>> Start Entries
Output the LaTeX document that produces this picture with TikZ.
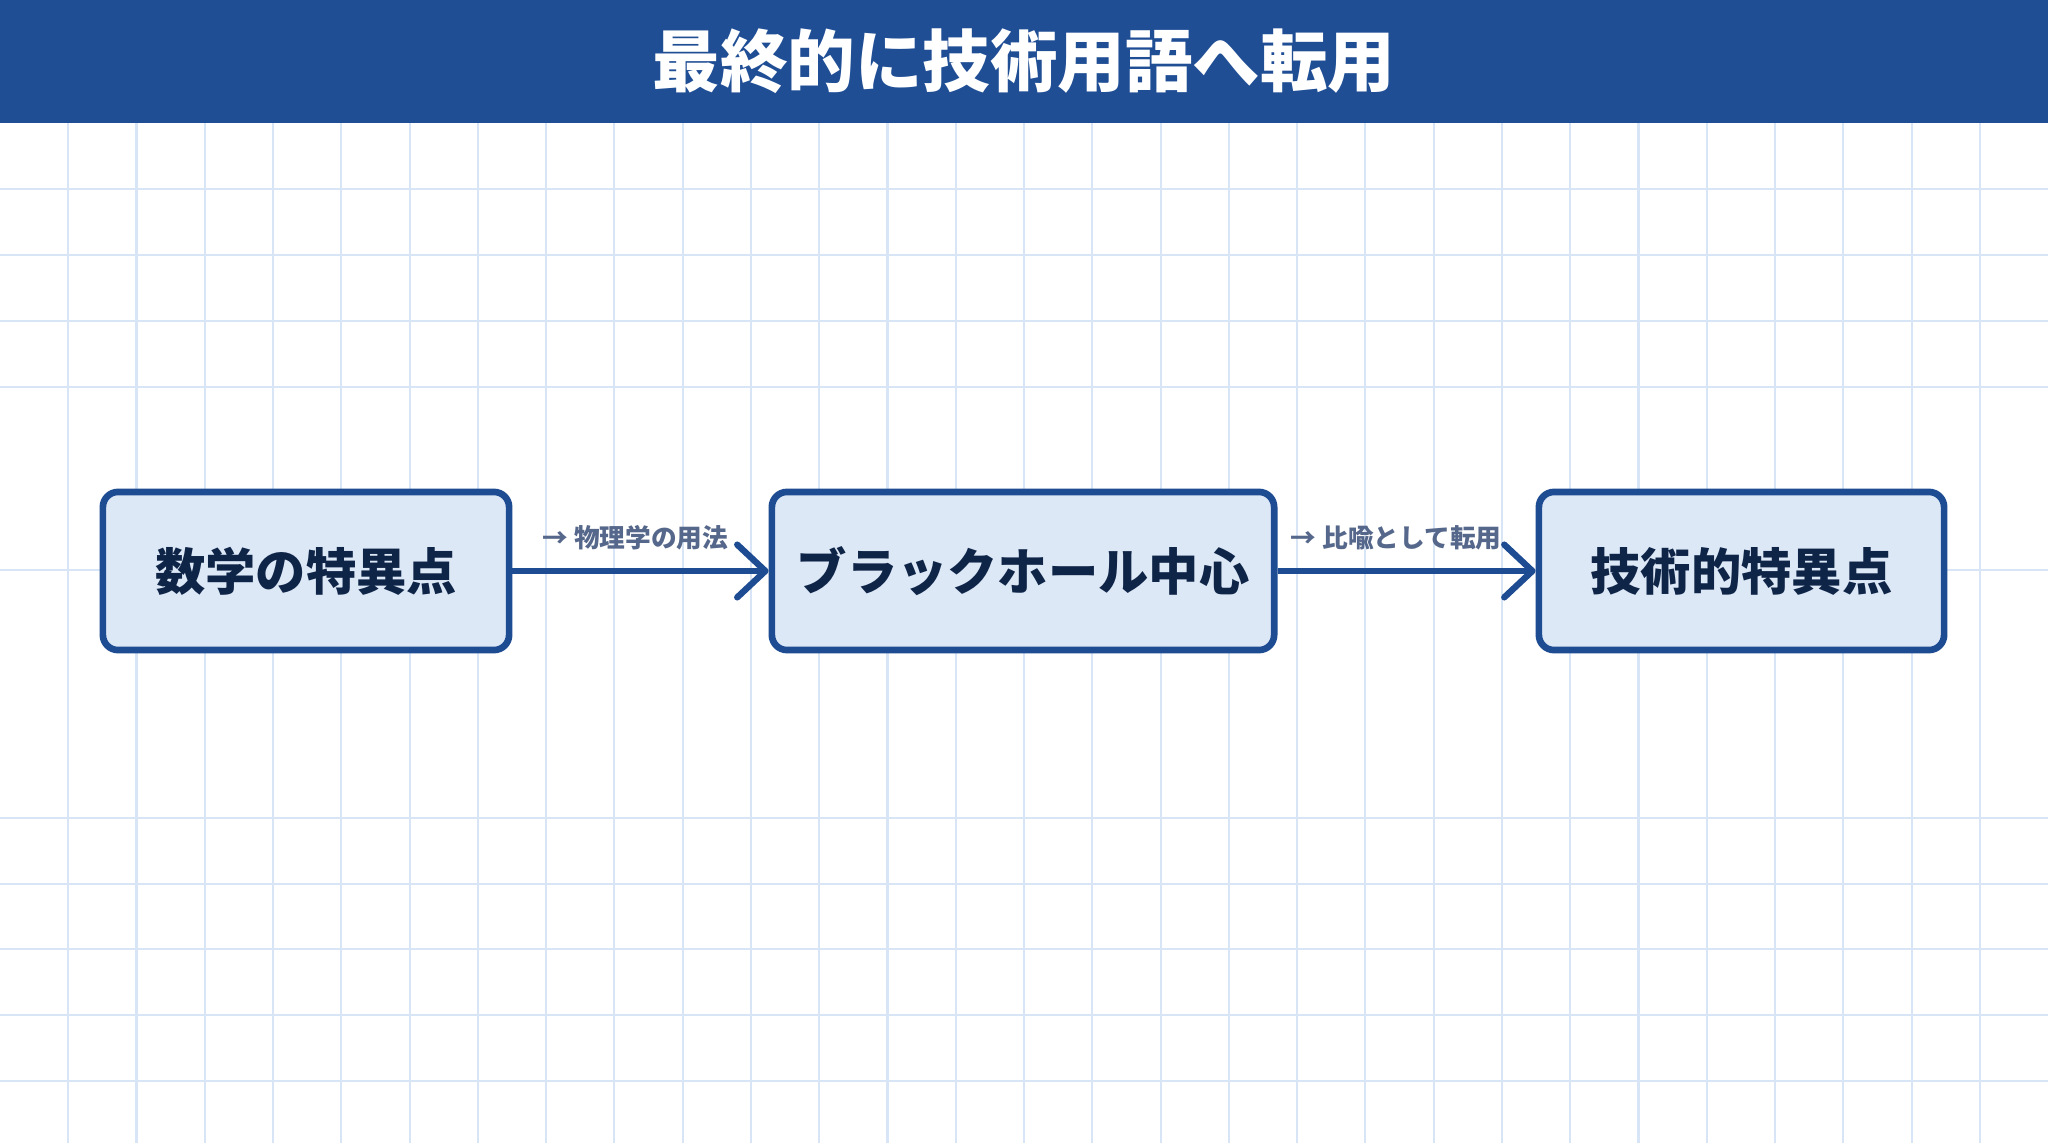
>> End Entries
>> Start Entries
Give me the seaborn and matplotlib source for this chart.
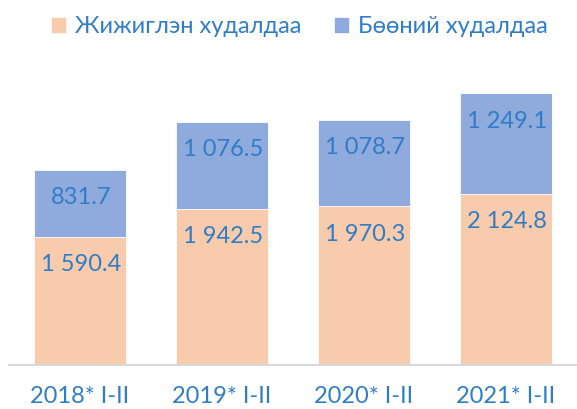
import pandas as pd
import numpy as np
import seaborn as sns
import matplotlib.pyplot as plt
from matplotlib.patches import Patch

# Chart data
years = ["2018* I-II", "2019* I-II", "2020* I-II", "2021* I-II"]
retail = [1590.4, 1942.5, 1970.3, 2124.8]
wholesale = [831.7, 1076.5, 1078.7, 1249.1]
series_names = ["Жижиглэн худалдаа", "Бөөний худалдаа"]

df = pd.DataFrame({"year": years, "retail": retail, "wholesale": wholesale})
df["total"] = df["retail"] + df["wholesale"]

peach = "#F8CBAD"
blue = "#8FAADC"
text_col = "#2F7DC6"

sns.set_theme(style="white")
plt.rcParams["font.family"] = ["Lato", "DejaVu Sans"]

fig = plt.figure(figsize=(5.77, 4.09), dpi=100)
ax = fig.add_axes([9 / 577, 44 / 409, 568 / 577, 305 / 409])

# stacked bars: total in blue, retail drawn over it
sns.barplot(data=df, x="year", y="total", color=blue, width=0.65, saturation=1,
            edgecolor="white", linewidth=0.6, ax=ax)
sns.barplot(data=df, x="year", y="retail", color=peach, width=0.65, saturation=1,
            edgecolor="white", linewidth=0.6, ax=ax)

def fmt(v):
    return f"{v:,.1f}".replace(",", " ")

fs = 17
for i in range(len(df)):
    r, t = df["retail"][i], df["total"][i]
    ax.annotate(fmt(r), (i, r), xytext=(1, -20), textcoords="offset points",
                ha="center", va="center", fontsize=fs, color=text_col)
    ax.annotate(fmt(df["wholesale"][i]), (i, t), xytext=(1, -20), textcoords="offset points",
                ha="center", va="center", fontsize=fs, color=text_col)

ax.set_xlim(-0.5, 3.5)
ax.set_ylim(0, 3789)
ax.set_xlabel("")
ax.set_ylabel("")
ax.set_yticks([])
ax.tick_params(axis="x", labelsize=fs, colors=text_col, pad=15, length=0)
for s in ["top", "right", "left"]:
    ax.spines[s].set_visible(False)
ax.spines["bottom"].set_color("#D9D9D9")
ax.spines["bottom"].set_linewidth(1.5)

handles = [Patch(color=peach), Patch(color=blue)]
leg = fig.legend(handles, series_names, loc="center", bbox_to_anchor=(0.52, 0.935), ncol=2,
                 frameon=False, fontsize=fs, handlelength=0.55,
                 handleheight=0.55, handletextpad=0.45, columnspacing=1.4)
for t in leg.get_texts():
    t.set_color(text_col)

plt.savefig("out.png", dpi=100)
>> End Entries
>> Start Entries
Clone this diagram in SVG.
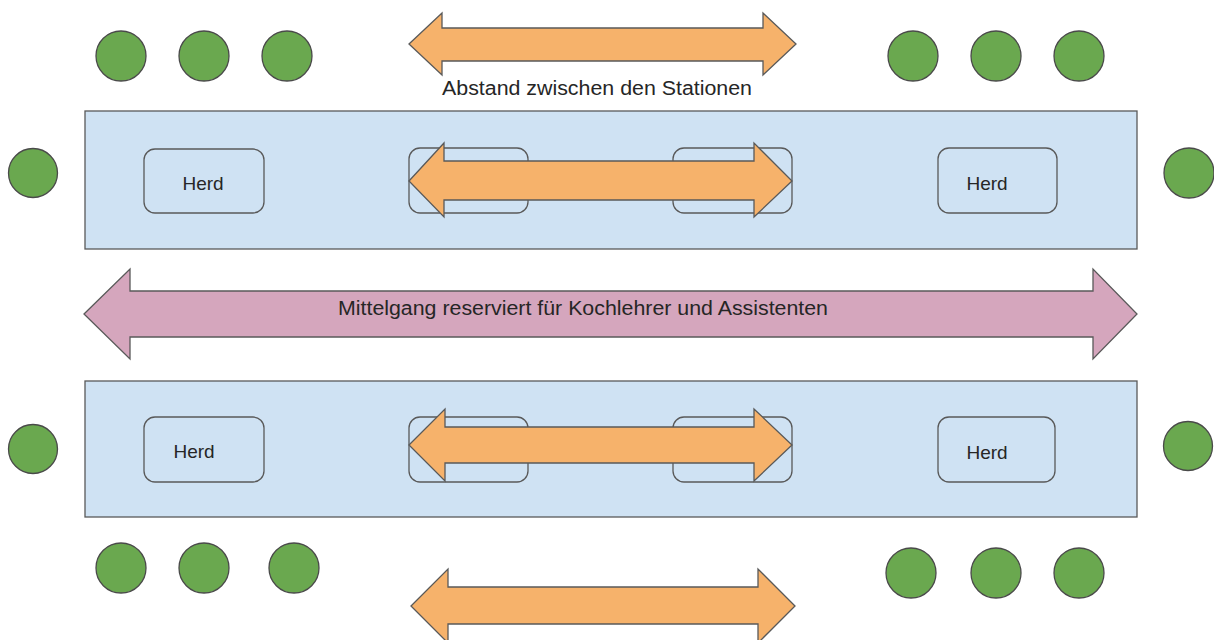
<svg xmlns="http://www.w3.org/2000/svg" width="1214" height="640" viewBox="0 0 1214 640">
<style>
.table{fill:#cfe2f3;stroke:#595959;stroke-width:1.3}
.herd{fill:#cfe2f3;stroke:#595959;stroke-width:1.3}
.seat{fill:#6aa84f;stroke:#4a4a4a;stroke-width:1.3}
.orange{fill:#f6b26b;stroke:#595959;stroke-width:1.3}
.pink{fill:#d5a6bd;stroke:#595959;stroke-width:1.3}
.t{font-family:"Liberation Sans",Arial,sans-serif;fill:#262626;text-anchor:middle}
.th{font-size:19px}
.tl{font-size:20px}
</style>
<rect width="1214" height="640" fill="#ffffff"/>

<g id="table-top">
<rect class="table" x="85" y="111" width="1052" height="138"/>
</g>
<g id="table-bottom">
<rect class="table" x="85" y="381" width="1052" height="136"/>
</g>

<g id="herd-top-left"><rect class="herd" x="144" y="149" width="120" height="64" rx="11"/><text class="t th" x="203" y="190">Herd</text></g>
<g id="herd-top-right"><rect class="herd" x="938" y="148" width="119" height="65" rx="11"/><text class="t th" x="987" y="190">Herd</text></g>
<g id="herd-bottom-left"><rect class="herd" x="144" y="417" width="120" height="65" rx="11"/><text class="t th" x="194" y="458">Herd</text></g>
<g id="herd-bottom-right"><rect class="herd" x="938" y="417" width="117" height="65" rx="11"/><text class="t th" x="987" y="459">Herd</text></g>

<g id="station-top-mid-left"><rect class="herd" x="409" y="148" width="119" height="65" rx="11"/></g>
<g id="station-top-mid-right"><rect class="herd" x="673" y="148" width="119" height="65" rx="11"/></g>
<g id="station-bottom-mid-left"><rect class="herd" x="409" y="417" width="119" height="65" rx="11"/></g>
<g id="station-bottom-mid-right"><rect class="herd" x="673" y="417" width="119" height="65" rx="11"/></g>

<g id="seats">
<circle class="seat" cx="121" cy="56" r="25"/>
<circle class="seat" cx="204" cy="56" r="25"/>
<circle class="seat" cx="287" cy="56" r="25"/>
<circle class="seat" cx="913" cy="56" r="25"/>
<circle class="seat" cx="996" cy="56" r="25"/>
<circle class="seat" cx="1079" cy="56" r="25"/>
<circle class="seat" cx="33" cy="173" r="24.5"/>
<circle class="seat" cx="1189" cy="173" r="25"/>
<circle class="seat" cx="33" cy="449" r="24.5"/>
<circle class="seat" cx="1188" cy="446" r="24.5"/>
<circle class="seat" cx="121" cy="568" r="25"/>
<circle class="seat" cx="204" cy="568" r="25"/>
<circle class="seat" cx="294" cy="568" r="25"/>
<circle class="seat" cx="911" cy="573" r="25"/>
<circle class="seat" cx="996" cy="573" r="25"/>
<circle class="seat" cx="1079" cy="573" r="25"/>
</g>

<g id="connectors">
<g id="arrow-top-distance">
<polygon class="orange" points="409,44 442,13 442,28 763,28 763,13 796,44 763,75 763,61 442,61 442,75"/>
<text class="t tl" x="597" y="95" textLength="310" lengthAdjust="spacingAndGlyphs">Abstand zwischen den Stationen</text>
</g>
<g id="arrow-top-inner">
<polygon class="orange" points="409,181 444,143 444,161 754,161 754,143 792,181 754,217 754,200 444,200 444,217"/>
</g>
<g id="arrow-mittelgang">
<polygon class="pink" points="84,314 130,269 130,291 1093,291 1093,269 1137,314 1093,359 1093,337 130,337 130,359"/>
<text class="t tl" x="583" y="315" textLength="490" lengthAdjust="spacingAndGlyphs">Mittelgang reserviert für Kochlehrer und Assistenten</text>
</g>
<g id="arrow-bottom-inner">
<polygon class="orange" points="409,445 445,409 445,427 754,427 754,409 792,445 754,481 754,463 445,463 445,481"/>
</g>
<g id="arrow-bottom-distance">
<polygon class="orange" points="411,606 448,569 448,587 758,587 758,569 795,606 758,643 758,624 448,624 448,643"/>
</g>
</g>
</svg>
>> End Entries
Return every line from the records above that holds the word "seaborn".

### [Right answer]
Give me the seaborn and matplotlib source for this chart.
import seaborn as sns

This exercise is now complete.